- PROVIDED MATERIAL:
>>>>>

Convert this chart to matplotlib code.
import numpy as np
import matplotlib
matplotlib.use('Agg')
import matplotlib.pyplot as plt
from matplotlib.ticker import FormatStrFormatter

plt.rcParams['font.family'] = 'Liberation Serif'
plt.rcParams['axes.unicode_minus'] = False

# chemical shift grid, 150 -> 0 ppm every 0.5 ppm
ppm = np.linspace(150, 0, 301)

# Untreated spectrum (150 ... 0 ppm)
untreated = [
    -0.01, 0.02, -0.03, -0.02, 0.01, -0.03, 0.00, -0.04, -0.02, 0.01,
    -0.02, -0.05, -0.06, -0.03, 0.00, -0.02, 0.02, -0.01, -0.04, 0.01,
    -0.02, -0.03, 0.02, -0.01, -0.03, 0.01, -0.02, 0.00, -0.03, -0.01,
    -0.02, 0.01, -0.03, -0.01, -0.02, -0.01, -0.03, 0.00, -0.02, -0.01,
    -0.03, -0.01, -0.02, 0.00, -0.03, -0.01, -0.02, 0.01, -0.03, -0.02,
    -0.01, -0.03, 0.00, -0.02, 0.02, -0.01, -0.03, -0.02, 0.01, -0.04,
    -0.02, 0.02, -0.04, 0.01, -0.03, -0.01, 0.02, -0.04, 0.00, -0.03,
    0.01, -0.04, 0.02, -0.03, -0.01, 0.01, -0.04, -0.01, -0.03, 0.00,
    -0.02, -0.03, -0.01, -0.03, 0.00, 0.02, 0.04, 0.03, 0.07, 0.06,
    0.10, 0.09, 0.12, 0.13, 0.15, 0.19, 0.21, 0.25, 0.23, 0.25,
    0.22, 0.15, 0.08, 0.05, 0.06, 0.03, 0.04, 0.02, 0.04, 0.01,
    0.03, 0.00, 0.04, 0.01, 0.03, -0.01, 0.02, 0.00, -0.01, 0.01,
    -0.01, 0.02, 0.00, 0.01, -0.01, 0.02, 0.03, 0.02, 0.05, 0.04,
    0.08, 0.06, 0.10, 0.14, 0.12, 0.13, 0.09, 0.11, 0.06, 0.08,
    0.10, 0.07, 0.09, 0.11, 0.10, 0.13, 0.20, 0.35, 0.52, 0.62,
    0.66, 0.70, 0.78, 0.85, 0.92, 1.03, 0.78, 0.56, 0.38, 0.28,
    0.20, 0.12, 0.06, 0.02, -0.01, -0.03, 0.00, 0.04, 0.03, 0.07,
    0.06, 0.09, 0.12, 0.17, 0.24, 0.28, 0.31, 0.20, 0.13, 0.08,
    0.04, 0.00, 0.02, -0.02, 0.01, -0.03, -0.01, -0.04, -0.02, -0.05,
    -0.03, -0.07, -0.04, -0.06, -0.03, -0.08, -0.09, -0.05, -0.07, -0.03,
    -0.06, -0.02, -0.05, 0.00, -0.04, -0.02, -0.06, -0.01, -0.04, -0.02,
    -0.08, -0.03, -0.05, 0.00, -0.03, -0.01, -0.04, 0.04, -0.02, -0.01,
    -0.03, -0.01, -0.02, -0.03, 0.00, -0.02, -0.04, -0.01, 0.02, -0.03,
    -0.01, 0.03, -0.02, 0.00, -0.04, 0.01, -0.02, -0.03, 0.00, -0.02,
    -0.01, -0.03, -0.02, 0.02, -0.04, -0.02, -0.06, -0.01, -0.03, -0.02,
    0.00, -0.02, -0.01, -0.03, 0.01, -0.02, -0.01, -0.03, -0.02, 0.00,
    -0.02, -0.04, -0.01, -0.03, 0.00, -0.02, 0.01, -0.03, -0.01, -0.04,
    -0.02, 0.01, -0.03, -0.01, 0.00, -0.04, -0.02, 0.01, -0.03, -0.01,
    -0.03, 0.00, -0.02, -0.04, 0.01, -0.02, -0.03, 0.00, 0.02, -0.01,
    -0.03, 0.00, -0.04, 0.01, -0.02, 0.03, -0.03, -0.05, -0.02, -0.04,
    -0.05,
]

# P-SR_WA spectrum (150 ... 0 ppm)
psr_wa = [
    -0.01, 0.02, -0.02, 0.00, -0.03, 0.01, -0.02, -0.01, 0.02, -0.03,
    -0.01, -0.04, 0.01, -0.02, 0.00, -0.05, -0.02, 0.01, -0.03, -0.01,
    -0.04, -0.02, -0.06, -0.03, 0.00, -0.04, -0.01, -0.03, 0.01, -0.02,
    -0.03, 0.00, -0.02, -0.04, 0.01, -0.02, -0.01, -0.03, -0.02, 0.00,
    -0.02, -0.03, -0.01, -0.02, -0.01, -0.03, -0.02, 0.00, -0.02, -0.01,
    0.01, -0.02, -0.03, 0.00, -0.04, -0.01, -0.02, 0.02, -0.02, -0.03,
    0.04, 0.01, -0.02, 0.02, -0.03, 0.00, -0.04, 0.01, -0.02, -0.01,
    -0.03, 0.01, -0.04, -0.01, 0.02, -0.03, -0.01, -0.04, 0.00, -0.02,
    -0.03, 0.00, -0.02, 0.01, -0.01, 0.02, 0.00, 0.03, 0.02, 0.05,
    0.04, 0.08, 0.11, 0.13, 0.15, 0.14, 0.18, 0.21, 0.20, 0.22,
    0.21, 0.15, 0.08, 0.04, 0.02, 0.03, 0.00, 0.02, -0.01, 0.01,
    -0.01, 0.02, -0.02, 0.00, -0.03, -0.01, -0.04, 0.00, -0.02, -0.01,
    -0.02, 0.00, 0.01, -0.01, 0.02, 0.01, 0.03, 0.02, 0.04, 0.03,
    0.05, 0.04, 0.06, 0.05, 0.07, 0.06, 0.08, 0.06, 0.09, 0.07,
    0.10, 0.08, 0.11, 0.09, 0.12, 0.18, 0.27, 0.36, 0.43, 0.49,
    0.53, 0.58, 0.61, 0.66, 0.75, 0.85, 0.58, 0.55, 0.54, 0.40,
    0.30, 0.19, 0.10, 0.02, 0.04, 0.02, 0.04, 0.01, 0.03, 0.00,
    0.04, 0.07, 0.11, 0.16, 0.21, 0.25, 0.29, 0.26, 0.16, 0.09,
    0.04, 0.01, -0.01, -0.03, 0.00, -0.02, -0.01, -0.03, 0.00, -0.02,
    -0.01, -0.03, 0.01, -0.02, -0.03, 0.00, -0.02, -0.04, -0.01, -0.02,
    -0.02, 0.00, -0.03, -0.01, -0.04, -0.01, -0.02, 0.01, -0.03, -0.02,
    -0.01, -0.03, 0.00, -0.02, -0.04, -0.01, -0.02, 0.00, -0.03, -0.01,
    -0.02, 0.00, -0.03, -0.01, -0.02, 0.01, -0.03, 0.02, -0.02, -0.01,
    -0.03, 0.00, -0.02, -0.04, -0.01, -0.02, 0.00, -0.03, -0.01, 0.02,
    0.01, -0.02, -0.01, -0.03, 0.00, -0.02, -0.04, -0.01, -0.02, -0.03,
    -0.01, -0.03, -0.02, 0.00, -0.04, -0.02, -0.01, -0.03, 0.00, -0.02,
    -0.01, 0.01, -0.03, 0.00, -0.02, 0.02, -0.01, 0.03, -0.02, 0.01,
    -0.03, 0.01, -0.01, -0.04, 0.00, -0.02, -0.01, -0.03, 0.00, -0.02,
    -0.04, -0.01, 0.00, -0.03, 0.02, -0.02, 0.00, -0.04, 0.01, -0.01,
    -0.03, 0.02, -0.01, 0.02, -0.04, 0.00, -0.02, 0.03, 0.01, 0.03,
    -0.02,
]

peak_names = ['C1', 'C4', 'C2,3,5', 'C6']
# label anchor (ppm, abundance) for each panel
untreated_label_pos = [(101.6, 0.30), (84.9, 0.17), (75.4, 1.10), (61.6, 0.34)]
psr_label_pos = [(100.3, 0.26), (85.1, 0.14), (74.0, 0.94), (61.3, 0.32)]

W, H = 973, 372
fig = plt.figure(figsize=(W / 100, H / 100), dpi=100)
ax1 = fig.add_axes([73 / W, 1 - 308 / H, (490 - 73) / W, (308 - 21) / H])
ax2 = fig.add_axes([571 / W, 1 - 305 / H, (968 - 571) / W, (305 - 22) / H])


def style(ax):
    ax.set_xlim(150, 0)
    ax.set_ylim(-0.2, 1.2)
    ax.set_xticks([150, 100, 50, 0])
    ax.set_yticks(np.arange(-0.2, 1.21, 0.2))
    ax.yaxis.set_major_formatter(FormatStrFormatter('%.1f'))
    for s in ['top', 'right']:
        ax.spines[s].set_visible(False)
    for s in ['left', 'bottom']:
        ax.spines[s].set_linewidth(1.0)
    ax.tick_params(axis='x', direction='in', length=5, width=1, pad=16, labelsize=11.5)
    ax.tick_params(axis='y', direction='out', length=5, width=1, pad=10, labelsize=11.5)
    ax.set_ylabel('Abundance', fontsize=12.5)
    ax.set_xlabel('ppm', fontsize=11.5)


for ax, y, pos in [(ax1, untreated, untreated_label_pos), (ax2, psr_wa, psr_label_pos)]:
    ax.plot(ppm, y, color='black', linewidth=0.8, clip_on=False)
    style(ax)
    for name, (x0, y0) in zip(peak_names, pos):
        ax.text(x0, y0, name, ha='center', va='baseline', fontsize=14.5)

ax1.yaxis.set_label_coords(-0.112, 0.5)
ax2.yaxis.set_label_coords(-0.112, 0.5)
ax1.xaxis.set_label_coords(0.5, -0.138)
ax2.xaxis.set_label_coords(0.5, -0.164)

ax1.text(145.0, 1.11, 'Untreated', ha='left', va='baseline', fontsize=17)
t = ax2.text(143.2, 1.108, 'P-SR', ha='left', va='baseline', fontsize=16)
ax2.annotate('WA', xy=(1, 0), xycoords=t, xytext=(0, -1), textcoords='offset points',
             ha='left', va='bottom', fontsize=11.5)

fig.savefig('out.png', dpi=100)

<<<<<

- WRITTEN INSTRUCTION: Extract the lines above, from the first one through the one containing "ppm = np.linspace(150, 0, 301)", and return only those, unchanged.

- WORKED ANSWER:
Convert this chart to matplotlib code.
import numpy as np
import matplotlib
matplotlib.use('Agg')
import matplotlib.pyplot as plt
from matplotlib.ticker import FormatStrFormatter

plt.rcParams['font.family'] = 'Liberation Serif'
plt.rcParams['axes.unicode_minus'] = False

# chemical shift grid, 150 -> 0 ppm every 0.5 ppm
ppm = np.linspace(150, 0, 301)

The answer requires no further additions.